The Mudcat Café TM
Thread #21554   Message #2555370
Posted By: ClaireBear
02-Feb-09 - 01:07 PM
Thread Name: Funeral Tunes, songs that heal
Subject: RE: Funeral Tunes, songs that heal
In autumn 1989 a friend asked if me to find and rewrite some verses from the Egyptian Book of the Dead for use as a "rowing song" to be sung as part of a guided meditation for a Samhain ritual.

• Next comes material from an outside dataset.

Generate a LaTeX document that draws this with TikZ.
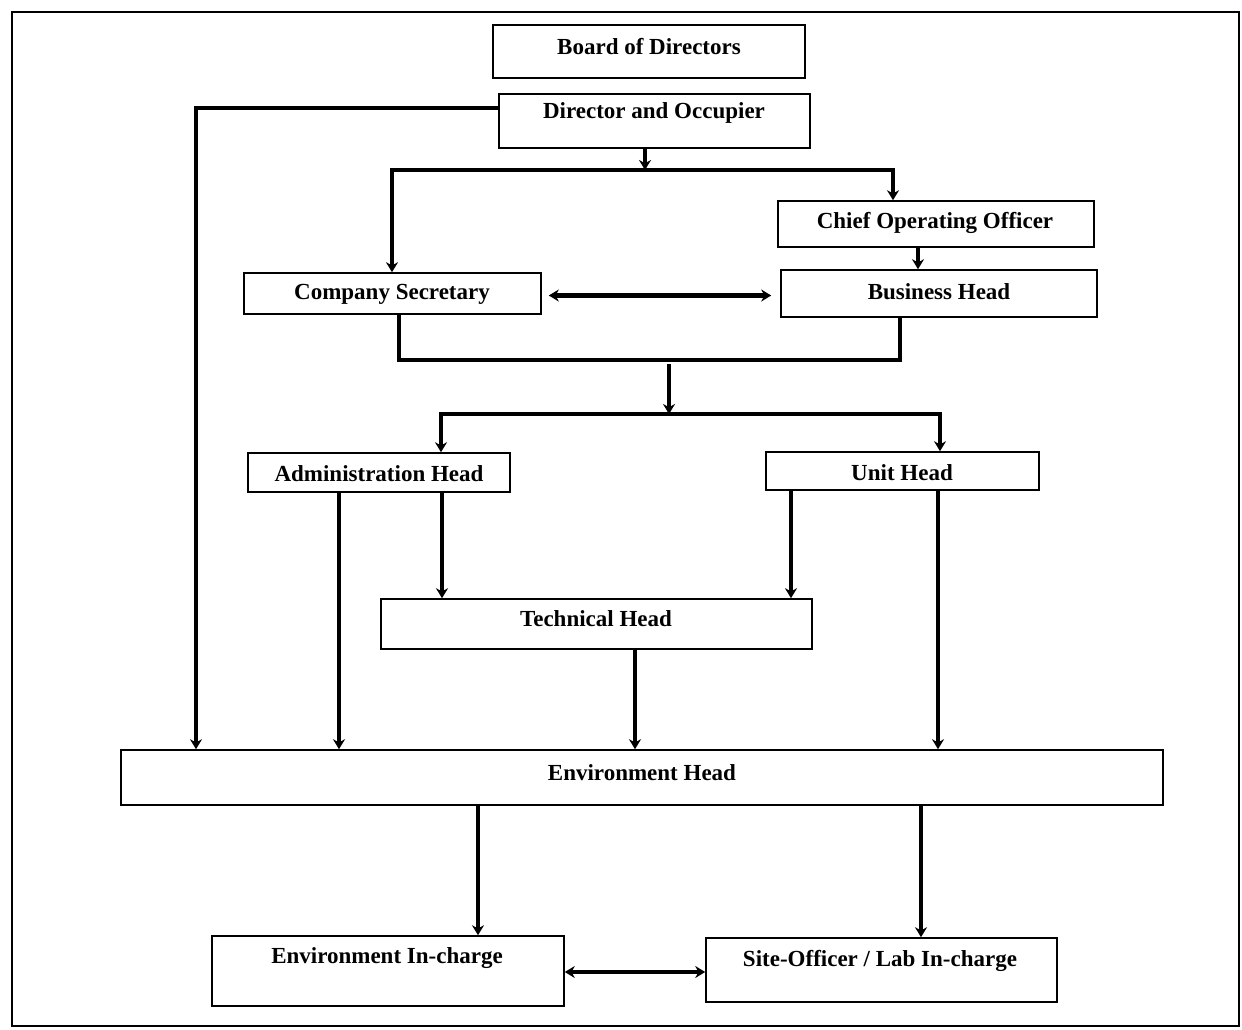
\documentclass[tikz,border=0pt]{standalone}
\usepackage{fontspec}
\setmainfont{Liberation Serif}
\usetikzlibrary{arrows.meta}
\tikzset{
  box/.style={draw, line width=1.6pt, inner sep=0pt},
  lbl/.style={font=\fontsize{23}{26}\selectfont\bfseries, inner sep=0pt},
  arr/.style={line width=4.5pt, line join=miter, -{Stealth[length=10pt,width=12pt]}},
  darr/.style={line width=4.5pt, line join=miter, {Stealth[length=10pt,width=12pt]}-{Stealth[length=10pt,width=12pt]}},
  bus/.style={line width=4.5pt, line join=miter}
}
\begin{document}
\begin{tikzpicture}[x=1pt,y=-1pt]
\useasboundingbox (0,0) rectangle (1242,1029);
\draw[line width=1.5pt] (12,12) rectangle (1239,1026);
% boxes
\node[box, minimum width=312pt, minimum height=53pt] (bod) at (649,51.5) {};
\node[box, minimum width=311pt, minimum height=54pt] (doo) at (654.5,121) {};
\node[box, minimum width=316pt, minimum height=46pt] (coo) at (936,224) {};
\node[box, minimum width=297pt, minimum height=41pt] (cs) at (392.5,293.5) {};
\node[box, minimum width=316pt, minimum height=47pt] (bh) at (939,293.5) {};
\node[box, minimum width=262pt, minimum height=39pt] (ah) at (379,472.5) {};
\node[box, minimum width=273pt, minimum height=38pt] (uh) at (902.5,471) {};
\node[box, minimum width=431pt, minimum height=50pt] (th) at (596.5,624) {};
\node[box, minimum width=1042pt, minimum height=55pt] (eh) at (642,777.5) {};
\node[box, minimum width=352pt, minimum height=70pt] (eic) at (388,971) {};
\node[box, minimum width=351pt, minimum height=64pt] (so) at (881.5,970) {};
% labels
\node[lbl] (t1) at (649,47) {Board of Directors};
\node[lbl] (t2) at (654,113) {Director and Occupier};
\node[lbl] (t3) at (935,223) {Chief Operating Officer};
\node[lbl] (t4) at (392,294) {Company Secretary};
\node[lbl] (t5) at (939,292) {Business Head};
\node[lbl] (t6) at (379,474) {Administration Head};
\node[lbl] (t7) at (902,473) {Unit Head};
\node[lbl] (t8) at (596,619) {Technical Head};
\node[lbl] (t9) at (642,773) {Environment Head};
\node[lbl] (t10) at (387,958) {Environment In-charge};
\node[lbl] (t11) at (880,961) {Site-Officer / Lab In-charge};
% helper coordinates
\coordinate (xL) at (196,0);
\coordinate (j1) at (645,170);
\coordinate (b1L) at (392,170);
\coordinate (b1R) at (893,170);
\coordinate (xc) at (918,0);
\coordinate (b2L) at (399,360);
\coordinate (b2R) at (900,360);
\coordinate (j2) at (669,364);
\coordinate (b3L) at (441,414);
\coordinate (b3R) at (940,414);
\coordinate (xa1) at (339,0);
\coordinate (xa2) at (442,0);
\coordinate (xu1) at (791,0);
\coordinate (xu2) at (938,0);
\coordinate (xt) at (635,0);
\coordinate (xe1) at (478,0);
\coordinate (xe2) at (921,0);
% connectors
\draw[arr] ([yshift=13pt]doo.west) -| (xL |- eh.north);
\draw[arr] (j1 |- doo.south) -- (j1);
\draw[darr] (b1L |- cs.north) -- (b1L) -- (b1R) -- (b1R |- coo.north);
\draw[arr] (xc |- coo.south) -- (xc |- bh.north);
\draw[darr] ([xshift=7pt,yshift=-2pt]cs.east) -- ([xshift=-9pt,yshift=-2pt]bh.west);
\draw[bus] (b2L |- cs.south) -- (b2L) -- (b2R) -- (b2R |- bh.south);
\draw[arr] (j2) -- (j2 |- b3L);
\draw[darr] (b3L |- ah.north) -- (b3L) -- (b3R) -- (b3R |- uh.north);
\draw[arr] (xa1 |- ah.south) -- (xa1 |- eh.north);
\draw[arr] (xa2 |- ah.south) -- (xa2 |- th.north);
\draw[arr] (xu1 |- uh.south) -- (xu1 |- th.north);
\draw[arr] (xu2 |- uh.south) -- (xu2 |- eh.north);
\draw[arr] (xt |- th.south) -- (xt |- eh.north);
\draw[arr] (xe1 |- eh.south) -- (xe1 |- eic.north);
\draw[arr] (xe2 |- eh.south) -- (xe2 |- so.north);
\draw[darr] ([yshift=-1pt]eic.east) -- ([yshift=-2pt]so.west);
\end{tikzpicture}
\end{document}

This song is the result.

My husband wants me to sing it at his funeral.

ROWING SONG

© 1989, 2004 Claire Beorn Norman

Spin and dance, dance for tomorrow.
Sing and chant and forget your sorrow.
Cast aside your flesh and leave it far behind you;
Throw away your long bone, let the water bind you.

I return to the rhythm of the water.
I am the dark song deep within my mother.
I am a goddess and I dance at midnight;
You are a god and full of starlight.

Chorus:        Row and row, with your spirit bending.
Row and row to the journey's ending.
Row and row and gaze in the water.
Row and row, Death's son and daughter.

Green words fly from the mouth of a god.
Ground and baked, they are red as blood,
Red as the hawk's eye burning at the riverbend,
Red as the phoenix, perfect food for dead men.

This our boat is carved from the cypress
Green and strong as the voice of a goddess.
My gaze rises from the world surrounding
To the silver stars like river fishes bounding.

(Chorus)

Boats glide past in the cold black water.
Slick river drips from every paddle.
Death ferries us unto a distant shore while
Striped fish jump in silence on the dark Nile.

I have known terrors in the night,
Eaters of flesh with an evil bite.
I have known much anger and hatred,
Terror in the daytime unexpected.

(Chorus)

May light shine in us, through us, and on.
May we die each night and be born each dawn.
May we love and laugh and sing together.
May we live forever, may we live forever.


The tune is borrowed from Martin Carthy's song, "The Dominion of the Sword" (recorded on Right of Passage, Topic Records, 1988). That song was itself remade from a 17th century political rant of the same name with much original material by Carthy. He set it to an adaptation of a Breton pipe tune called "Ar Ch'akouz" ("The Leper").

I vividly recall opening the Egyptian Book of the Dead, reading a few couplets, and feeling the words pour forth in a flood. I wrote them down as fast as I could before the literary waters receded. I no longer remember which images came from the book and which sprang from some mysterious source within me.

Be careful with this song; it has power.